Vladimir Yevtushenkov

The detention of a billionaire on money-laundering charges sent shockwaves through Russia's business and political circles on Wednesday and prompted comparisons with a crackdown on former oil tycoon Mikhail Khodorkovsky.
The Investigative Committee, which reports directly to President Vladimir Putin, announced late Tuesday that Vladimir Yevtushenkov had been placed under house arrest and was being investigated for misappropriation or embezzlement linked to an oil deal.
The move was reminiscent of the prosecution of Khodorkovsky, once Russia's richest man and head of the now-defunct Yukos oil firm, who spent a decade in jail up to 2013 in what his supporters say was revenge for challenging the Kremlin.
Many said Yevtushenkov's arrest marked a watershed for Russian business as the authorities signalled that even tycoons loyal to the Kremlin were no longer immune from prosecution.
The 65-year-old Kremlin-friendly chairman of Sistema conglomerate, who is Russia's fifteenth wealthiest man with a fortune of $9 billion (7 billion euros) according to Forbes, must now wear an electronic bracelet, said a spokeswoman for the prison service.

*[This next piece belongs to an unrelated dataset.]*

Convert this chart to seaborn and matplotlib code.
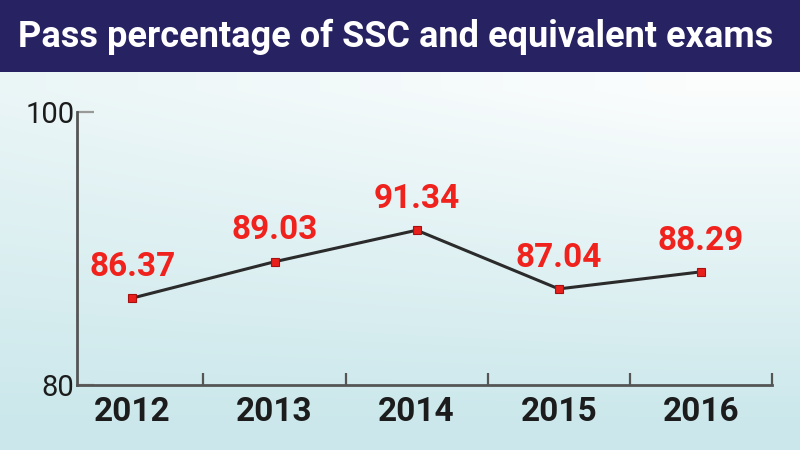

He has been placed under arrest until mid-November in his country residence outside Moscow and is banned from using the Internet, said a spokeswoman for Moscow's Basmanny court which ordered his detention.
The probe into Yevtushenkov centres on how his holding acquired oil company Bashneft and followed speculation that Russia's biggest oil producer Rosneft run by Putin's loyal lieutenant Igor Sechin was keen to get its hands on the company.
The high-profile arrest stunned economists and analysts who said it was a further blow to an economy battered by Western sanctions, capital flight and looming recession.
"The house arrest of a businessman of such level is absolutely unprecedented," said Sergei Guriyev, the former dean of Moscow's New Economic School who fled Russia last year after coming under pressure from investigators over a case linked to Yukos.
"The most dangerous thing for investors is that they no longer understand the rules of the game," Guriyev, now professor of economics at Paris-based Sciences Po, told AFP in written remarks.
"What seemed impossible, now happens every day."
- 'Daylight robbery' -
Khodorkovsky pointed the finger at Sechin and said the arrest showed Putin was losing his grip on domestic politics.
"I see in this a total loss of control by the president, who simply does not see what is going on under his own nose," Khodorkovsky told Vedomosti business daily.
"If he did see, I doubt that he would so misjudge the situation and give such an order," said Khodorkovsky.
"I still hope that our president will at some point tear himself away from his new conquests and see what is happening in the country," he added, apparently referring to Russia's annexation of Crimea in March and its confrontation with the West over Ukraine.
Rosneft, targeted by Western sanctions, denied any role in the investigation.
Khodorkovsky, who has accused Sechin of orchestrating his downfall, was suddenly released from prison late last year and now lives in Switzerland in self-imposed exile.
Yevtushenkov's arrest sparked fears that authorities, who are under pressure to keep the battered economy afloat, could move in on other private businesses too.
"We have a really bad feeling about this... this all makes us think of a second Yukos case," an aide to a senior Russian official was quoted as saying.
"This is even not a racket, this is simply daylight robbery," wrote former deputy finance minister and economist Sergei Aleksashenko.
"An oil company in Russia is too attractive a business not to pique the interest of people close to the authorities."
Sistema is a vast holding which has major interests in the country's biggest mobile telephone company MTS and a range of other assets.
The Investigative Committee said it had launched the probe because it had "sufficient grounds" to believe Yevtushenkov was involved in the legalisation of property acquired by criminal means.
Sistema responded that the accusation was "without foundation."
Shares in Sistema dropped 28 percent at the opening in Moscow on Wednesday and lost 35.70 percent at 0945 GMT in London trading.